DESCRIPTION OF THE TASK >> Return all lines in the material below that contain "this".

== RECORDS SUPPLIED

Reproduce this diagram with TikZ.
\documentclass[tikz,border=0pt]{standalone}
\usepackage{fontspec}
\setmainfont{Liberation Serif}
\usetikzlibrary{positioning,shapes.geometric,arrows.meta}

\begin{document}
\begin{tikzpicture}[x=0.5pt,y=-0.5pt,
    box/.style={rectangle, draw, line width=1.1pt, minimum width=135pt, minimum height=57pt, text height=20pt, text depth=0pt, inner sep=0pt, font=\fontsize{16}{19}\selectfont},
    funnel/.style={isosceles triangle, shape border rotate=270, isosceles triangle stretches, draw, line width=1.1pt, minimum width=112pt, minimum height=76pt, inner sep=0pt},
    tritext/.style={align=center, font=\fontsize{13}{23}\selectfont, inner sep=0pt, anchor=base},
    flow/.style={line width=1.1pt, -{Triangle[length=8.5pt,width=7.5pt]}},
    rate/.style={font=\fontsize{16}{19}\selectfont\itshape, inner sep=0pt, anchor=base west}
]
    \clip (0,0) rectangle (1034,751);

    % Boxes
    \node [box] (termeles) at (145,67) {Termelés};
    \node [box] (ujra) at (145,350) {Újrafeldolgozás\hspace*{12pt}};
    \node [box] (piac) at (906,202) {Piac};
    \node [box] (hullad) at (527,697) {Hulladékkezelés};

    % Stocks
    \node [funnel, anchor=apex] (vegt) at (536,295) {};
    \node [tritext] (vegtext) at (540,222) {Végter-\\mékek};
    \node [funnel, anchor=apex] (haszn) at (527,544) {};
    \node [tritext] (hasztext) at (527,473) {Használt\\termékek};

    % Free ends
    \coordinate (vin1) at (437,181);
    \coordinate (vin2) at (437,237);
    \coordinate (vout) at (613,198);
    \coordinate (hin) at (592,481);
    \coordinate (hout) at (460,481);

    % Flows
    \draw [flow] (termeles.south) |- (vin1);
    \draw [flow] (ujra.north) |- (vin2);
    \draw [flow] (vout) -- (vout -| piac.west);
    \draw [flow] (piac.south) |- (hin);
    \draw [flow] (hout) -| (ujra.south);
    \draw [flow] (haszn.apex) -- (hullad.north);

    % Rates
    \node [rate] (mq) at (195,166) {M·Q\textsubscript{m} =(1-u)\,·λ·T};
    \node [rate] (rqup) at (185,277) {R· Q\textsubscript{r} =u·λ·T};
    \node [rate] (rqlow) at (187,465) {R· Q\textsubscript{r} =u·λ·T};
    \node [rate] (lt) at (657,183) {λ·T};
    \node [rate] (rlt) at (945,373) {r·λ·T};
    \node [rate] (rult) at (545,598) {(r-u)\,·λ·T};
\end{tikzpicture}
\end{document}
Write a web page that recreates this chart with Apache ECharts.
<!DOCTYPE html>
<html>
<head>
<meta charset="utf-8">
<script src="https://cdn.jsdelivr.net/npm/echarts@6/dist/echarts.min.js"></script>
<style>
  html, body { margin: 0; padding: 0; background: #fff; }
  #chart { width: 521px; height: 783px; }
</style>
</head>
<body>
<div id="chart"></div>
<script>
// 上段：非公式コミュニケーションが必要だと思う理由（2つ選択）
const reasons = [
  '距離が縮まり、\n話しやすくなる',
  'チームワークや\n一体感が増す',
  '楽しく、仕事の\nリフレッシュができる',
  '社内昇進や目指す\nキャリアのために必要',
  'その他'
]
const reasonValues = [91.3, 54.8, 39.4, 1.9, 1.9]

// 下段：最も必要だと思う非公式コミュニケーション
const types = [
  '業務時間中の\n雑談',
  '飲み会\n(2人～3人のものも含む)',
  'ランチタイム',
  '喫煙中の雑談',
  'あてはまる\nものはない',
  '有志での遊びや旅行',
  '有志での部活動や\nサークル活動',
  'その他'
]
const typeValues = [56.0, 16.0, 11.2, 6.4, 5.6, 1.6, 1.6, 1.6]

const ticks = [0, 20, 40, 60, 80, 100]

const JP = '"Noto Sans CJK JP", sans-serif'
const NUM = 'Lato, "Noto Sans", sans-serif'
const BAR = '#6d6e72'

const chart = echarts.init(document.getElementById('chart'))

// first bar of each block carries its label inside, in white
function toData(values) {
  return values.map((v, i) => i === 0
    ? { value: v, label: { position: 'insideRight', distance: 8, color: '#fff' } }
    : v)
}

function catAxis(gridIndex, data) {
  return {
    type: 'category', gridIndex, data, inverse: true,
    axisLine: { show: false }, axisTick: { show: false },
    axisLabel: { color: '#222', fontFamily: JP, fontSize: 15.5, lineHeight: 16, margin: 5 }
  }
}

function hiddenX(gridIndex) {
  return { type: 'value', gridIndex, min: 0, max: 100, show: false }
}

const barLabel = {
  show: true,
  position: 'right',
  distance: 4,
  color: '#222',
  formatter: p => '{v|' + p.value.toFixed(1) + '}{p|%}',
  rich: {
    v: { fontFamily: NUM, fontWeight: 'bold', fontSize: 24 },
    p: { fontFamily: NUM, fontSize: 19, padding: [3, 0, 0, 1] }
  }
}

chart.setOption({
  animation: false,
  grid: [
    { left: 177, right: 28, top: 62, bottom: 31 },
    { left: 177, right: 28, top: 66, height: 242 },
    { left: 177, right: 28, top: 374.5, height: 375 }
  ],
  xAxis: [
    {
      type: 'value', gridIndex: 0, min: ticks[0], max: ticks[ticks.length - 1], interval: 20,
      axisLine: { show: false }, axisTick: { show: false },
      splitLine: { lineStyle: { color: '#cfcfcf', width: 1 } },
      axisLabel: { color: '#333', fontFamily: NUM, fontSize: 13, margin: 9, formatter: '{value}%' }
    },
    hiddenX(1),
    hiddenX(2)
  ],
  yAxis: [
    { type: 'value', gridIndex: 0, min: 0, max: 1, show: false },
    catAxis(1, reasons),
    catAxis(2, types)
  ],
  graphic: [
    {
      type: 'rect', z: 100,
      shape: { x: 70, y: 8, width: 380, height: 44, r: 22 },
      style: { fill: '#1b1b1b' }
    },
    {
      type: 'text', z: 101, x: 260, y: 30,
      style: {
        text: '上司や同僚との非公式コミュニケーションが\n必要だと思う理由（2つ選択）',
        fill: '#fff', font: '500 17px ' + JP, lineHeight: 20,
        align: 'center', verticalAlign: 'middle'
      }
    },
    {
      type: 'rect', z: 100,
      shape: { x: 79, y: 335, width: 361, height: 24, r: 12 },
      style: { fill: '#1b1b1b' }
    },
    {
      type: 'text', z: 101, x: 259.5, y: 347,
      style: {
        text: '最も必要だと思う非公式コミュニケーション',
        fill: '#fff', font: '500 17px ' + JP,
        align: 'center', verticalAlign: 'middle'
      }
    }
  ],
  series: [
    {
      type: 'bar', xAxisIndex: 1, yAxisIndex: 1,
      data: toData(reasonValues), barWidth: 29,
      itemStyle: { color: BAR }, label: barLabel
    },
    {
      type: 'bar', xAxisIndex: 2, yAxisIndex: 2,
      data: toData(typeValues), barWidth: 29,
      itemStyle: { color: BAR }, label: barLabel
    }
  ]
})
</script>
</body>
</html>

====

FULL OUTPUT >>
Reproduce this diagram with TikZ.
Write a web page that recreates this chart with Apache ECharts.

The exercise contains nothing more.